When the Medical Cannabis Business Conference and Expo rolls into St. Louis’ Union Station Monday, March 11 and Tuesday, March 12, the speakers, vendors, exhibitors, and participants will probably be overwhelmingly white. That’s because the regulations governing the medical and recreational marijuana industries in states where they’re legal require two things many black people with experience in the cannabis trade don’t have: lots of start-up money and clean criminal records.
Consider: the 2016 National Survey on Drug Use and Health found that black and white people use marijuana at similar rates, but a 2018 study by the Southern Poverty Law Center found that black people are three times as likely to be arrested for marijuana possession. That’s only slightly better than the 2010 study from the American Civil Liberties Union, which discovered that African Americans are four times as likely to be arrested for possession as whites.
In many states, an arrest for even a tiny amount of weed, at least until recently, meant that you would have a felony arrest on your record. And that – along with taxes, fees, and non-refundable deposits demanded by state regulators – means that around one percent of marijuana dispensary owners are black, accounting for fewer than 40 of the over 3,000 retail cannabis dispensaries across the United States.

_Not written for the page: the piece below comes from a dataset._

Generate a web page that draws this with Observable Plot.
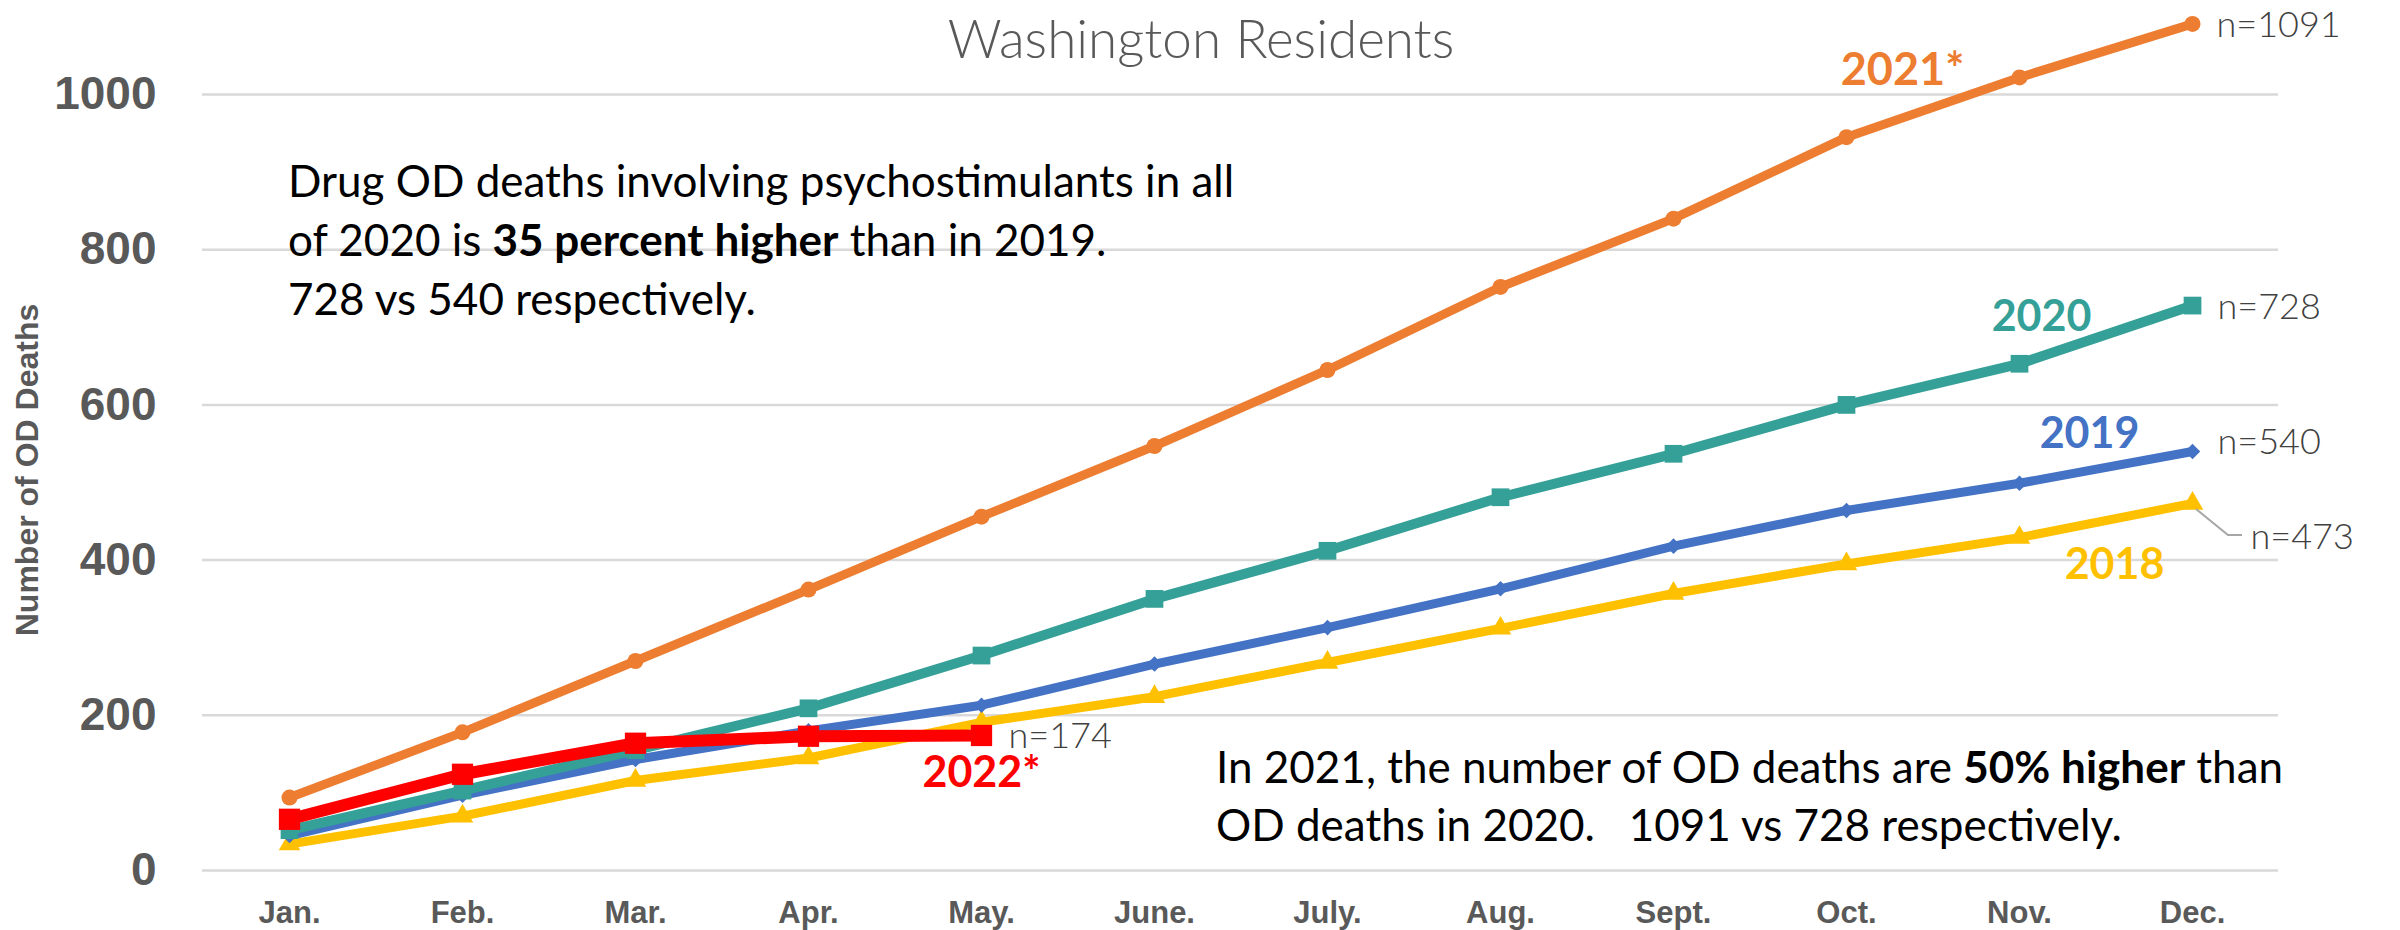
<!DOCTYPE html>
<html><head><meta charset="utf-8">
<script src="https://cdn.jsdelivr.net/npm/d3@7"></script>
<script src="https://cdn.jsdelivr.net/npm/@observablehq/plot@0.6"></script>
<style>
body{margin:0;background:#fff;}
#chart{width:2400px;height:930px;}
g[aria-label="y-axis tick label"] text{font:bold 46px "Liberation Sans",Arial,sans-serif;fill:#595959;}
g[aria-label="x-axis tick label"] text{font:bold 31px "Liberation Sans",Arial,sans-serif;fill:#595959;}
</style></head><body><div id="chart"></div>
<script>
const months = ["Jan.","Feb.","Mar.","Apr.","May.","June.","July.","Aug.","Sept.","Oct.","Nov.","Dec."];
const years = ["2018","2019","2020","2021*","2022*"];
const deaths2018 = [34, 70, 116, 145, 191, 224, 268, 312, 357, 395, 429, 473];
const deaths2019 = [45, 97, 143, 180, 213, 266, 313, 363, 418, 464, 499, 540];
const deaths2020 = [52, 103, 155, 209, 277, 350, 412, 481, 537, 600, 653, 728];
const deaths2021 = [94, 178, 270, 362, 456, 547, 645, 752, 840, 945, 1022, 1091];
const deaths2022 = [66, 124, 164, 173, 174];
const yTicks = [0, 200, 400, 600, 800, 1000];
const endLabels = ["n=473", "n=540", "n=728", "n=1091", "n=174"];
const titleText = "Washington Residents";
const yLabel = "Number of OD Deaths";

const seriesValues = [deaths2018, deaths2019, deaths2020, deaths2021, deaths2022];
const colors = ["#FFC000", "#4472C4", "#35A097", "#ED7D31", "#FF0000"];
const symbols = ["triangle", "diamond2", "square", "circle", "square"];
const widths = [9, 9, 10, 9, 12];
const radii = [8, 7, 10, 8, 12];

const rows = years.flatMap((yr, i) => seriesValues[i].map((v, j) => ({year: yr, month: months[j], value: v})));
const lastRows = years.map((yr, i) => ({year: yr, month: months[seriesValues[i].length - 1], value: seriesValues[i][seriesValues[i].length - 1], label: endLabels[i]}));

// series name label anchors: [year index, month index, dx, dy]
const nameAnchors = [[0, 10, 95, 28], [1, 10, 70, -49], [2, 10, 22, -47], [3, 9, 56, -67], [4, 4, 0, 38]];
const nameSizes = [43, 43, 43, 45, 43];
// end label offsets: [dx, dy]
const endOffsets = [[58, 34], [25, -9], [25, 2], [24, 2], [27, 1]];

const marks = [
  Plot.ruleY(yTicks, {stroke: "#D9D9D9", strokeWidth: 2.5})
];
years.forEach((yr, i) => {
  const d = rows.filter(r => r.year === yr);
  marks.push(Plot.line(d, {x: "month", y: "value", stroke: colors[i], strokeWidth: widths[i]}));
  marks.push(Plot.dot(d, {x: "month", y: "value", symbol: () => symbols[i], fill: colors[i], r: radii[i], stroke: "none"}));
});
years.forEach((yr, i) => {
  const [yi, mi, dx, dy] = nameAnchors[i];
  marks.push(Plot.text([{month: months[mi], value: seriesValues[yi][mi], t: years[yi]}], {
    x: "month", y: "value", text: "t", dx, dy, fill: colors[yi],
    fontSize: nameSizes[i], fontWeight: "bold", fontFamily: "Lato, sans-serif", textAnchor: "middle"
  }));
  const [ex, ey] = endOffsets[i];
  marks.push(Plot.text([lastRows[i]], {
    x: "month", y: "value", text: "label", dx: ex, dy: ey, fill: "#404040",
    fontSize: 36, fontWeight: 300, fontFamily: "Lato, sans-serif", textAnchor: "start"
  }));
});

const chart = Plot.plot({
  width: 2400, height: 930,
  marginLeft: 202, marginRight: 122, marginTop: 94, marginBottom: 60,
  style: {background: "#fff", overflow: "visible"},
  x: {type: "point", domain: months, padding: 0.5, tickSize: 0, tickPadding: 30, label: null},
  y: {domain: [0, 1000], ticks: yTicks, tickSize: 0, tickPadding: 46, label: null, tickFormat: d => String(d)},
  marks
});
document.getElementById("chart").appendChild(chart);

const svg = d3.select(chart);
const xs = chart.scale("x"), ys = chart.scale("y");

// title
svg.append("text").attr("x", 1201).attr("y", 58).attr("text-anchor", "middle")
  .attr("font-family", "Lato, sans-serif").attr("font-weight", 300).attr("font-size", 53)
  .attr("fill", "#595959").text(titleText);

// y label
svg.append("text").attr("transform", "translate(38,470) rotate(-90)").attr("text-anchor", "middle")
  .attr("font-family", "'Liberation Sans', Arial, sans-serif").attr("font-weight", "bold").attr("font-size", 32)
  .attr("fill", "#595959").text(yLabel);

// leader line for 2018 end label
const dx0 = xs.apply("Dec."), dy0 = ys.apply(deaths2018[11]);
svg.append("path").attr("d", `M${dx0 + 4},${dy0 + 6}L${dx0 + 36},${dy0 + 32}H${dx0 + 50}`)
  .attr("fill", "none").attr("stroke", "#A6A6A6").attr("stroke-width", 2);

function block(x, y0, lh, lines) {
  const t = svg.append("text").attr("font-family", "Lato, sans-serif").attr("font-size", 44)
    .attr("fill", "#000").attr("text-anchor", "start");
  lines.forEach((segs, li) => {
    segs.forEach((s, si) => {
      const ts = t.append("tspan").text(s[0]).attr("font-weight", s[1] ? "bold" : "normal");
      if (si === 0) ts.attr("x", x).attr("y", y0 + li * lh);
    });
  });
}
block(288, 197, 59, [
  [["Drug OD deaths involving psychostimulants in all", 0]],
  [["of 2020 is ", 0], ["35 percent higher", 1], [" than in 2019.", 0]],
  [["728 vs 540 respectively.", 0]]
]);
block(1216, 783, 58, [
  [["In 2021, the number of OD deaths are ", 0], ["50% higher", 1], [" than", 0]],
  [["OD deaths in 2020.\u00a0\u00a0 1091 vs 728 respectively.", 0]]
]);
</script></body></html>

Take Missouri, where medical marijuana was approved by voters in November. In prior years, Missouri was notorious for having some of the nation’s most draconian marijuana laws. It was only in 2015 that Jeff Mizanskey was released by then-Gov. Jay Nixon after having served over 20 years on marijuana charges. He had been sentenced to life for charges that involved just weed. No violence, no heavier drugs, simply marijuana. Mizanskey is now 65 years old.